Syria aid pledges hit $3.8 billion as IS kills 37 civilians

UNITED NATIONS - International donors Tuesday pledged $3.8 billion at a UN-backed conference held in Kuwait to help millions of children, women and men affected by the devastating conflict in Syria, now in its fifth year.
“Today, the international community has come together in solidarity with the people of Syria and neighbouring countries bearing the heavy burden of hosting millions of Syrian refugees,” UN Secretary-General Ban Ki-moon, who chaired the gathering, to a press briefing after the pledges were announced. “We have sought to send a message of relief to the millions of Syrians who have been affected by this terrible crisis.” The Third International Humanitarian Pledging Conference, mobilized donor support to meet the needs set out in the 2015 Syria Response Plan and the Regional Refugee and Resilience Plan (3RP) 2015-2016.
The pledges come as the situation in Syria continues its downwards spiral. Some 12.2 million people, including 5.6 million children, now need humanitarian assistance. By conservative estimates, more than 220,000 Syrians have died in the conflict, but that number is likely much higher. Four out of five Syrians live in poverty and the country has lost nearly four decades of human development, with unemployment at over 50 per cent. Life expectancy has been cut by 20 years.
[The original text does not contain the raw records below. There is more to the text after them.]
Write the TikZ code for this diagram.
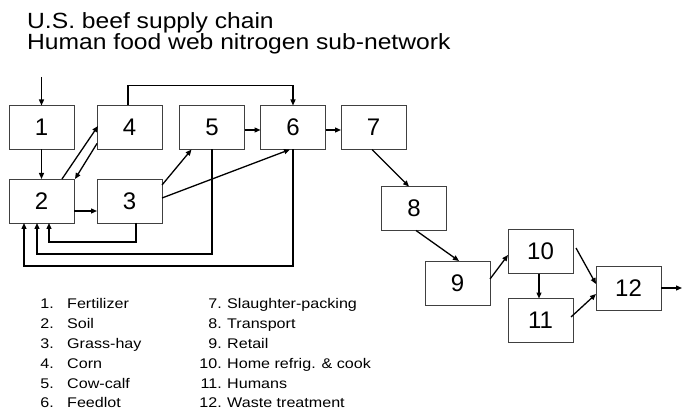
\documentclass[tikz,border=0pt]{standalone}
\usepackage{fontspec}
\setmainfont{Liberation Sans}
\newfontfamily\widefont[FakeStretch=1.12]{Liberation Sans}
\newfontfamily\legfont[FakeStretch=1.15]{Liberation Sans}
\usetikzlibrary{arrows.meta,calc}
\begin{document}
\begin{tikzpicture}[x=1pt,y=-1pt,
  box/.style={draw=black!75,line width=0.9pt,minimum width=65pt,minimum height=44pt,inner sep=0pt,outer sep=0pt,font=\fontsize{24}{24}\selectfont},
  arr/.style={draw=black,line width=1.3pt,-{Triangle[length=6pt,width=5pt]}},
  titletxt/.style={anchor=base west,inner sep=0pt,font=\widefont\fontsize{22}{22}\selectfont},
  lnum/.style={anchor=base east,inner sep=0pt,font=\legfont\fontsize{14}{14}\selectfont},
  ltxt/.style={anchor=base west,inner sep=0pt,font=\legfont\fontsize{14}{14}\selectfont}]
\useasboundingbox (0,0) rectangle (686,409);
% titles
\node[titletxt] (t1) at (27,29) {U.S. beef supply chain};
\node[titletxt] (t2) at (27,50) {Human food web nitrogen sub-network};
% boxes
\node[box] (n1) at (41.5,127.5) {1};
\node[box] (n4) at (129.5,127.5) {4};
\node[box] (n5) at (212,127.5) {5};
\node[box] (n6) at (293,127.5) {6};
\node[box] (n7) at (373.5,127.5) {7};
\node[box] (n2) at (41.5,201) {2};
\node[box] (n3) at (129.5,201) {3};
\node[box] (n8) at (414,208.5) {8};
\node[box] (n9) at (457.5,283) {9};
\node[box] (n10) at (540.5,251.5) {10};
\node[box] (n11) at (540.5,320.5) {11};
\node[box] (n12) at (628.5,288) {12};
% connectors
\coordinate (in1) at (41.5,77);
\coordinate (out12) at (682,288);
\draw[arr] (in1) -- (n1);
\draw[arr] (n1) -- (n2);
\draw[arr] ($(n2.north west)+(53,0)$) -- ($(n4.west)+(1,-1.5)$);
\draw[arr] ($(n4.south west)+(0,-6)$) -- ($(n2.north east)+(1,0)$);
\draw[arr] ($(n2.east)+(0,10)$) -- ($(n3.west)+(0,10)$);
\draw[arr] ($(n5.east)+(0,2.5)$) -- ($(n6.west)+(0,2.5)$);
\draw[arr] ($(n6.east)+(0,2.5)$) -- ($(n7.west)+(0,2.5)$);
\draw[arr] ($(n4.north)+(-1.5,0)$) -- ++(0,-20) -| (n6.north);
\draw[arr] ($(n3.north east)+(0,6)$) -- ($(n5.south west)+(12,0)$);
\draw[arr] ($(n3.east)+(0,-3)$) -- ($(n6.south)+(-3,0)$);
\draw[arr] ($(n3.south)+(6.5,0)$) -- ++(0,19) -| ($(n2.south)+(7.5,0)$);
\draw[arr] (n5.south) -- ++(0,104.5) -| ($(n2.south)+(-4.5,0)$);
\draw[arr] (n6.south) -- ++(0,116.5) -| ($(n2.south)+(-17.5,0)$);
\draw[arr] ($(n7.south)+(-1.5,0)$) -- ($(n8.north)+(-5,0)$);
\draw[arr] ($(n8.south)+(2,0)$) -- ($(n9.north)+(1.5,0)$);
\draw[arr] ($(n9.east)+(0,-4)$) -- ($(n10.west)+(0,3.5)$);
\draw[arr] ($(n10.south)+(-1.5,0)$) -- ($(n11.north)+(-1.5,0)$);
\draw[arr] ($(n10.east)+(3,-3.5)$) -- ($(n12.west)+(0,-4)$);
\draw[arr] ($(n11.east)+(-2,-3.5)$) -- ($(n12.west)+(0,6)$);
\draw[arr] (n12.east) -- (out12);
% legend left
\node[lnum] (l1n) at (54,308) {1.};
\node[ltxt] (l1t) at (67,308) {Fertilizer};
\node[lnum] (l2n) at (54,328) {2.};
\node[ltxt] (l2t) at (67,328) {Soil};
\node[lnum] (l3n) at (54,348) {3.};
\node[ltxt] (l3t) at (67,348) {Grass-hay};
\node[lnum] (l4n) at (54,368) {4.};
\node[ltxt] (l4t) at (67,368) {Corn};
\node[lnum] (l5n) at (54,388) {5.};
\node[ltxt] (l5t) at (67,388) {Cow-calf};
\node[lnum] (l6n) at (54,407) {6.};
\node[ltxt] (l6t) at (67,407) {Feedlot};
% legend right
\node[lnum] (l7n) at (222,308) {7.};
\node[ltxt] (l7t) at (227,308) {Slaughter-packing};
\node[lnum] (l8n) at (222,328) {8.};
\node[ltxt] (l8t) at (227,328) {Transport};
\node[lnum] (l9n) at (222,348) {9.};
\node[ltxt] (l9t) at (227,348) {Retail};
\node[lnum] (l10n) at (222,368) {10.};
\node[ltxt] (l10t) at (227,368) {Home refrig. \& cook};
\node[lnum] (l11n) at (222,388) {11.};
\node[ltxt] (l11t) at (227,388) {Humans};
\node[lnum] (l12n) at (222,407) {12.};
\node[ltxt] (l12t) at (227,407) {Waste treatment};
\end{tikzpicture}
\end{document}
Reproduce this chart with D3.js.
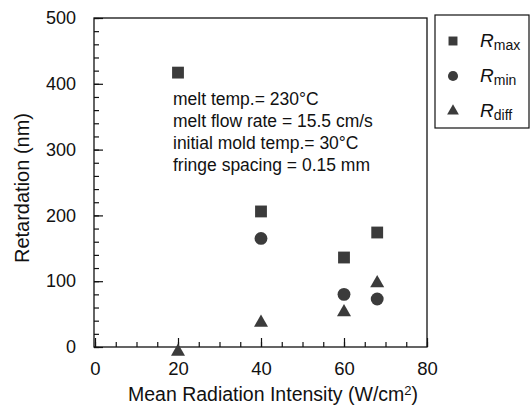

“People have experienced breathtaking levels of violence and savagery in Syria,” Valerie Amos, Under-Secretary-General for Humanitarian Affairs and UN Emergency Relief Coordinator (OCHA),said  as she addressed the press. “While we cannot bring peace, this funding will help humanitarian organizations deliver life-saving food, water, shelter, health services and other relief to millions of people in urgent need.”
Many of the 3.9 million refugees now hosted in countries neighbouring Syria face a daily struggle for survival, their savings long depleted. More than a third live in sub-standard shelter, hunkering down in garages, crowded rooms, or makeshift settlements. Some 600,000 refugees are out of school, 2.4 million are in need of food aid, and 1.4 million very vulnerable people need cash assistance to meet their most basic needs. Meanwhile, the economies, societies and infrastructure of the host countries are buckling under the strain of hosting so many refugees.
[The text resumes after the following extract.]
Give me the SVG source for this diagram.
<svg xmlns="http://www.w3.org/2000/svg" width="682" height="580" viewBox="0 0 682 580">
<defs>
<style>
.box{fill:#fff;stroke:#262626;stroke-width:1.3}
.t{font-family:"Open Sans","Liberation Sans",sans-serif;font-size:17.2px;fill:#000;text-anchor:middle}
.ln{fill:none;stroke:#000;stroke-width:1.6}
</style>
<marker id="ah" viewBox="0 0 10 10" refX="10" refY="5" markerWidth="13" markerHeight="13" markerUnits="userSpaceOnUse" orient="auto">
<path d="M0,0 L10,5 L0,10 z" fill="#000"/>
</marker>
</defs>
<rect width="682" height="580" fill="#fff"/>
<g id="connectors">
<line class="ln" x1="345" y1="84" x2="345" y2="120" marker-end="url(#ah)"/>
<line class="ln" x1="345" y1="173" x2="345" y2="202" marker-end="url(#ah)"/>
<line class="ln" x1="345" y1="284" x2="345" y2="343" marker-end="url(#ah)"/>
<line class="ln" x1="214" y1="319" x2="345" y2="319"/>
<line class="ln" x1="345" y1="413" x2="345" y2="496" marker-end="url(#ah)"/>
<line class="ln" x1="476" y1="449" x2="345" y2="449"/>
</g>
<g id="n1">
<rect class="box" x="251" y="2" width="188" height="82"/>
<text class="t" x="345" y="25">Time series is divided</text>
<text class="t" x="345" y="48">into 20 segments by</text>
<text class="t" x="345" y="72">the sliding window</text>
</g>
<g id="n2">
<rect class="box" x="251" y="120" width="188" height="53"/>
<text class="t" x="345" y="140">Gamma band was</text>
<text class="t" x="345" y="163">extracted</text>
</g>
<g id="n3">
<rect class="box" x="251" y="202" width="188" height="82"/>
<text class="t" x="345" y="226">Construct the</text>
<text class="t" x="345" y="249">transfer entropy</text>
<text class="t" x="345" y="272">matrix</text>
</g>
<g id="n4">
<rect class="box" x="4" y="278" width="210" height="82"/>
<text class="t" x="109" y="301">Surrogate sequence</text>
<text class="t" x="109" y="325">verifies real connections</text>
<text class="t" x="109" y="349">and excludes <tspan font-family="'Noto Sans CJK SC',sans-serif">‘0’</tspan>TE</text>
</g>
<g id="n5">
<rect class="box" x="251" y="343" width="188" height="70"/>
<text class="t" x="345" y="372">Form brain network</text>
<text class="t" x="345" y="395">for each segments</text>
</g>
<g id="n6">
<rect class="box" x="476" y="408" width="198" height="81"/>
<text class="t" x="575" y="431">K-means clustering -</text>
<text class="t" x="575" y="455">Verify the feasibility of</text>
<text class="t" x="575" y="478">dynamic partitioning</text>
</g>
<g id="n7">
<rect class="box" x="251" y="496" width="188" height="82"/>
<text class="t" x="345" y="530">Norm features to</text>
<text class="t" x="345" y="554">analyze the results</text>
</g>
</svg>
Meanwhile, Islamic State fighters killed at least 37 people in a Syrian village near the city of Hama overnight, a group monitoring the war said, part of a pattern of attacks by the ultra-radical force in government-held areas of western Syria.
Syrian state television put the number killed at 44 and said 21 others had been wounded in the attack on Mabouja, a 60-km (40 mile) drive east of Hama. A Syrian military source said the army had repelled the assault on Tuesday.
The Syrian Observatory for Human Rights, which uses a network of contacts to monitor the four-year-old civil war, said Islamic State fighters had killed entire families and the dead included people who had been burnt to death.
The population includes Alawites and Ismailis - sects deemed heretical by the puritanical Islam espoused by Islamic State, said Rami Abdulrahman, who runs the Observatory.
Alawites, Ismailis and Sunni residents were among the dead, he said.
The area is some 200 km from Raqqa - the de facto capital of the Islamic State's self-declared caliphate that spans territory in both Syria and Iraq. It is part of the western region where Syrian President Bashar al-Assad has sought to shore up his control.
Assad, an Alawite, enjoys backing among many members of Syrian minority communities who fear hardliners.
Islamic State fighters have mounted numerous attacks in government-held areas in the provinces of Hama and Homs in recent weeks, even as it has lost ground in the north and northeast under pressure from a Kurdish militia backed by US-led air strikes.
The military source said: "Daesh tried to attack the village, and this attack was repelled, and a large number of Daesh terrorists were killed. And now the Syrian army is imposing its control over the village."
Daesh is an Arabic name for Islamic State.
"Daesh is making a lot of attempts (to advance) east of Hama. It is trying a lot in that area, particularly after its loss in Shaar field," he said, referring to a gas field in Homs province reclaimed by the government in recent months.
Islamic State has been moving westwards across Syria and fighters say they plan to take Salamiya, a town east of Hama city before taking control of the provincial capital itself.